According to a Bloomberg news article published online on October 02, 2013, entitled, “Emerging Asia GDP Forecasts Cut Amid Fed Taper Concern”, it highlighted some of the challenges facing Asia as we head into the year-end, and moving forward to 2014, namely the slowdowns expecting from China and India’s economies. In the latest economic assessment by the ADB, it highlighted the potential slowdown and risks going forward as China’s growth is expected to maintain at approximately 7.6 percent this year as it transitions to a more consumer-led economy, rising affluence, and India is expected to expand just 4.7 percent for the fiscal year ending March 2014 as the country tries to manage its large current account deficit, and the declining foreign reserves that are causing the Indian Rupee (INR) currency to fall dramatically in recent months.

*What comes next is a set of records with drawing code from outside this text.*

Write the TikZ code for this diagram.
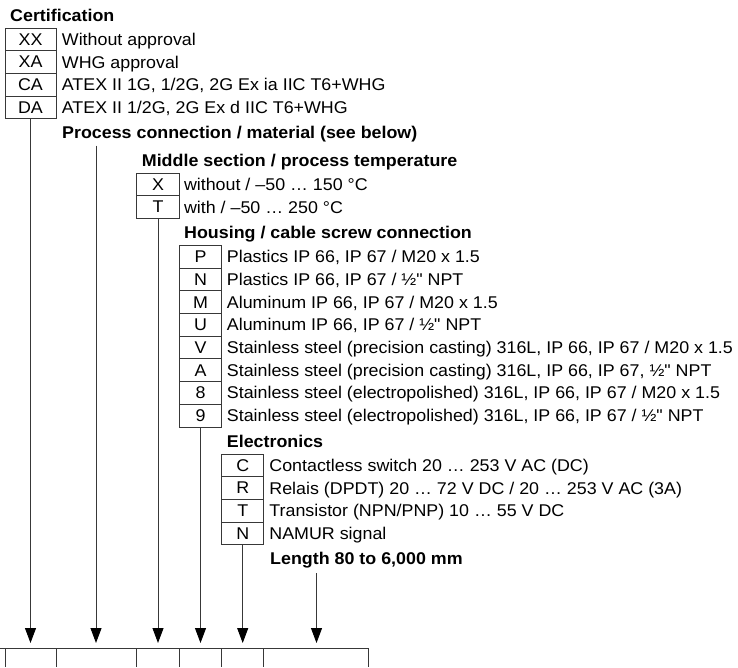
\documentclass[tikz,border=0pt]{standalone}
\usepackage{fontspec}
\setmainfont{Liberation Sans}[FakeStretch=1.05,Ligatures=TeXOff]
\usetikzlibrary{arrows.meta}
\newcommand\inq{\symbol{34}}
\begin{document}
\begin{tikzpicture}[x=1pt,y=-1pt,
  codebox/.style={draw=black!78, line width=0.9pt, outer sep=0pt, inner sep=0pt,
    minimum width=#1, minimum height=22.7pt, anchor=north west,
    font=\fontsize{17}{20}\selectfont},
  desc/.style={anchor=base west, inner sep=0pt, font=\fontsize{17}{20}\selectfont},
  head/.style={anchor=base west, inner sep=0pt, font=\fontsize{17}{20}\selectfont\bfseries},
  conn/.style={draw=black!78, line width=0.9pt, -{Triangle[width=11pt,length=15pt,black]}},
  frame/.style={draw=black!78, line width=0.9pt},
  ]
\useasboundingbox (0,0) rectangle (738,667);

% Certification
\node[head] (hcert) at (10,21) {Certification};
\node[codebox=51pt] (c1) at (5,28) {XX};
\node[codebox=51pt] (c2) at (c1.south west) {XA};
\node[codebox=51pt] (c3) at (c2.south west) {CA};
\node[codebox=51pt] (c4) at (c3.south west) {DA};
\node[desc] (dc1) at ([xshift=5.7pt,yshift=-6pt]c1.east) {Without approval};
\node[desc] (dc2) at ([xshift=5.7pt,yshift=-6pt]c2.east) {WHG approval};
\node[desc] (dc3) at ([xshift=5.7pt,yshift=-6pt]c3.east) {ATEX II 1G, 1/2G, 2G Ex ia IIC T6+WHG};
\node[desc] (dc4) at ([xshift=5.7pt,yshift=-6pt]c4.east) {ATEX II 1/2G, 2G Ex d IIC T6+WHG};

% Process connection
\node[head] (hproc) at (62,138.8) {Process connection / material (see below)};

% Middle section
\node[head] (hmid) at (141.7,166) {Middle section / process temperature};
\node[codebox=42.6pt] (m1) at (136.7,173) {X};
\node[codebox=42.6pt] (m2) at (m1.south west) {T};
\node[desc] (dm1) at ([xshift=4.5pt,yshift=-6pt]m1.east) {without / –50 … 150 °C};
\node[desc] (dm2) at ([xshift=4.5pt,yshift=-6pt]m2.east) {with / –50 … 250 °C};

% Housing
\node[head] (hhous) at (184,238.4) {Housing / cable screw connection};
\node[codebox=42.4pt] (h1) at (179.3,245.4) {P};
\node[codebox=42.4pt] (h2) at (h1.south west) {N};
\node[codebox=42.4pt] (h3) at (h2.south west) {M};
\node[codebox=42.4pt] (h4) at (h3.south west) {U};
\node[codebox=42.4pt] (h5) at (h4.south west) {V};
\node[codebox=42.4pt] (h6) at (h5.south west) {A};
\node[codebox=42.4pt] (h7) at (h6.south west) {8};
\node[codebox=42.4pt] (h8) at (h7.south west) {9};
\node[desc] (dh1) at ([xshift=5pt,yshift=-6pt]h1.east) {Plastics IP 66, IP 67 / M20 x 1.5};
\node[desc] (dh2) at ([xshift=5pt,yshift=-6pt]h2.east) {Plastics IP 66, IP 67 / ½\inq{} NPT};
\node[desc] (dh3) at ([xshift=5pt,yshift=-6pt]h3.east) {Aluminum IP 66, IP 67 / M20 x 1.5};
\node[desc] (dh4) at ([xshift=5pt,yshift=-6pt]h4.east) {Aluminum IP 66, IP 67 / ½\inq{} NPT};
\node[desc] (dh5) at ([xshift=5pt,yshift=-6pt]h5.east) {Stainless steel (precision casting) 316L, IP 66, IP 67 / M20 x 1.5};
\node[desc] (dh6) at ([xshift=5pt,yshift=-6pt]h6.east) {Stainless steel (precision casting) 316L, IP 66, IP 67, ½\inq{} NPT};
\node[desc] (dh7) at ([xshift=5pt,yshift=-6pt]h7.east) {Stainless steel (electropolished) 316L, IP 66, IP 67 / M20 x 1.5};
\node[desc] (dh8) at ([xshift=5pt,yshift=-6pt]h8.east) {Stainless steel (electropolished) 316L, IP 66, IP 67 / ½\inq{} NPT};

% Electronics
\node[head] (helec) at (226.7,447) {Electronics};
\node[codebox=42pt] (e1) at (221.7,454) {C};
\node[codebox=42pt] (e2) at (e1.south west) {R};
\node[codebox=42pt] (e3) at (e2.south west) {T};
\node[codebox=42pt] (e4) at (e3.south west) {N};
\node[desc] (de1) at ([xshift=5.5pt,yshift=-6pt]e1.east) {Contactless switch 20 … 253 V AC (DC)};
\node[desc] (de2) at ([xshift=5.5pt,yshift=-6pt]e2.east) {Relais (DPDT) 20 … 72 V DC / 20 … 253 V AC (3A)};
\node[desc] (de3) at ([xshift=5.5pt,yshift=-6pt]e3.east) {Transistor (NPN/PNP) 10 … 55 V DC};
\node[desc] (de4) at ([xshift=5.5pt,yshift=-6pt]e4.east) {NAMUR signal};

% Length
\node[head] (hlen) at (270,564.8) {Length 80 to 6,000 mm};

% arrow targets
\coordinate (a1) at (30.5,643);
\coordinate (a2) at (96,643);
\coordinate (a3) at (158,643);
\coordinate (a4) at (200.5,643);
\coordinate (a5) at (242.7,643);
\coordinate (a6) at (316.5,643);
\coordinate (p0) at (96,145.5);
\coordinate (l0) at (316.5,573);

\draw[conn] (c4.south) -- (a1);
\draw[conn] (p0) -- (a2);
\draw[conn] (m2.south) -- (a3);
\draw[conn] (h8.south) -- (a4);
\draw[conn] (e4.south) -- (a5);
\draw[conn] (l0) -- (a6);

% bottom code row
\draw[frame] (0,648) -- (368.3,648);
\foreach \xx in {5,56,136.7,179.3,221.7,263.7,368.3}
  \draw[frame] (\xx,648) -- (\xx,667);
\end{tikzpicture}
\end{document}
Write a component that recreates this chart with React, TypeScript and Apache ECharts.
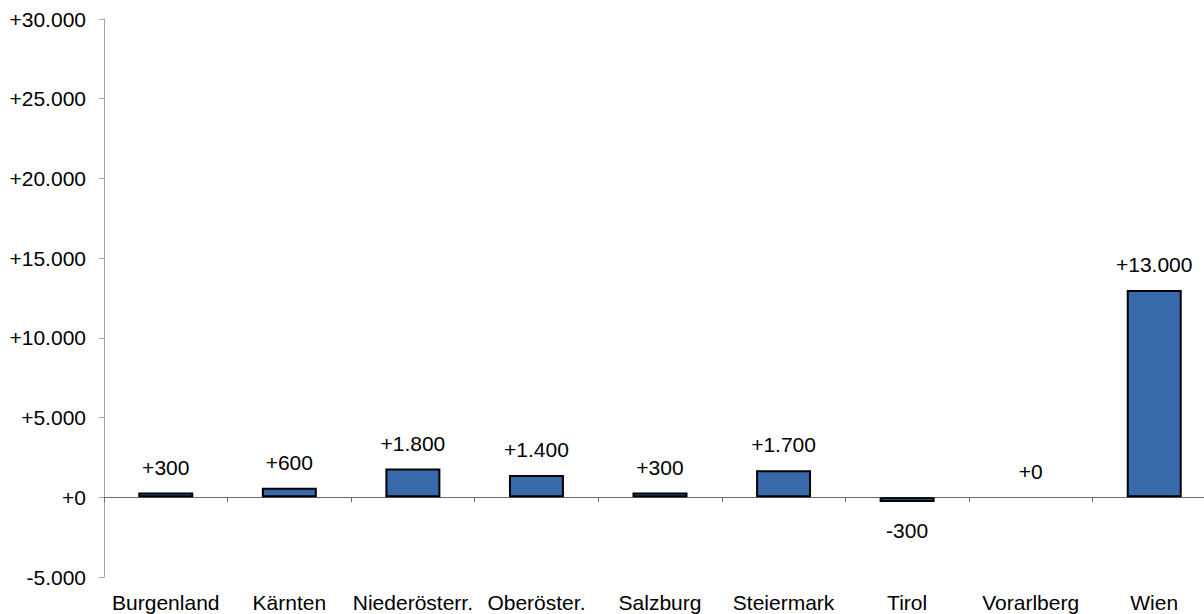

With the expected subdued economic outlook issued by the economists from ADB, these two economic powerhouses do cause some impact on the potential economic growth of the ASEAN economies going forward, especially dealing with issues such as trade flows on an intra-region basis, and worldwide scale as well. According to the latest ADB assessment of the ASEAN economies, it expects growth in the region will probably expand to approximately 4.9 percent for 2013, and 5.3 percent in 2014. ADB economists are also forecasting that consumer inflation in much of developing Asia, including the ASEAN economies are expected to stay moderate, rising to approximately 3.6 percent in 2013, and 3.7 percent in 2014. However, one of ASEAN’s second largest economies, Indonesia, might not be spared, as the country grapples with the continued devaluation of the country’s currency, the Indonesian Rupiah (currently trading at record low of between Indonesian Rupiah (IDR) 11,300.00 to IDR 11,400.00 range to the US Dollar versus an annualised level of approximately IDR 9,000.00 to IDR 10,000.00). The country is also facing severe inflationary pressures, and a high current account deficit relative to its overall GDP. The country is facing some of the impacts from the effects of the reduction of the fuel subsidies earlier in the first half 2013, massive capital outflows following the uncertainties surrounding the timing of the US Federal Reserve’s (Fed) USD 85.0 billion a month bond buying programme, aka Quantitative Easing or QE, and the relative widening of the income inequality between the poor and the rich in the country.
Despite the subdued assessment on the growth outlook on Asia on the whole, I believe that the overall assessment on the ASEAN economies did not turn out to be very disappointing as economic growth is expected to increase to 5.3 percent in 2014, and should be quite positive. However, despite the improvement in the outlook for the ASEAN economies, there continues to be challenges which might inhibit investments and trade, namely the ongoing territorial disputes in the South-China sea, potential disorderly deleveraging as a result of an expected US Fed tapering later in 2013, the lack of a continued push forward in adopting fiscal and monetary reforms to shore up some the ASEAN countries’ economies, namely Indonesia, political uncertainties as Indonesia approaches to 2014 when the country is expected to elect a new leader to replace current President Susilo Bambang Yudhoyono, whose term is expected to expire in 2014, and is ineligible to run for President for another term, etc. Such risks cannot be discounted, as most of the countries, worldwide, are expected to experience slow economic growth, including Europe and China throughout this and next year.
I believe that future economic growth in the ASEAN region is expected to be coming mainly from Intra-region trade and investments, especially with the gradual opening up of the economy in fellow member, Myanmar, and the upcoming opening of the bi-annual South-East Asia (SEA) Games scheduled for December 2013, which is expected to help to boost tourism growth, and awareness among foreign investors on the investment opportunities available in the country. With the current civilian government led by President Thein Sein, and the rate of foreign investments that has begun to pour into the country, it is expected to thrive as growth momentum starts to push up the living standards of the locals. However, with all the growth in Myanmar, sectarian violence continues to be one of the major risks that could halt the overall pace of reforms that are much needed in order to keep the country on the growth trajectory.
In conclusion, I do believe that ASEAN economies have the potential to overcome many challenges that could hamper the pace of economic growth in the region, especially in the area of trade, investment, and economic co-operation among the members. I believe that the Indonesia leaders should work towards speeding up its fiscal and monetary reforms in order to soften the severe blow to its external finances, including the current economic/financial dysfunctions that might happen as the global financial markets are expected to keep a close watch on the next US Fed moves regarding tapering moves come December 2013.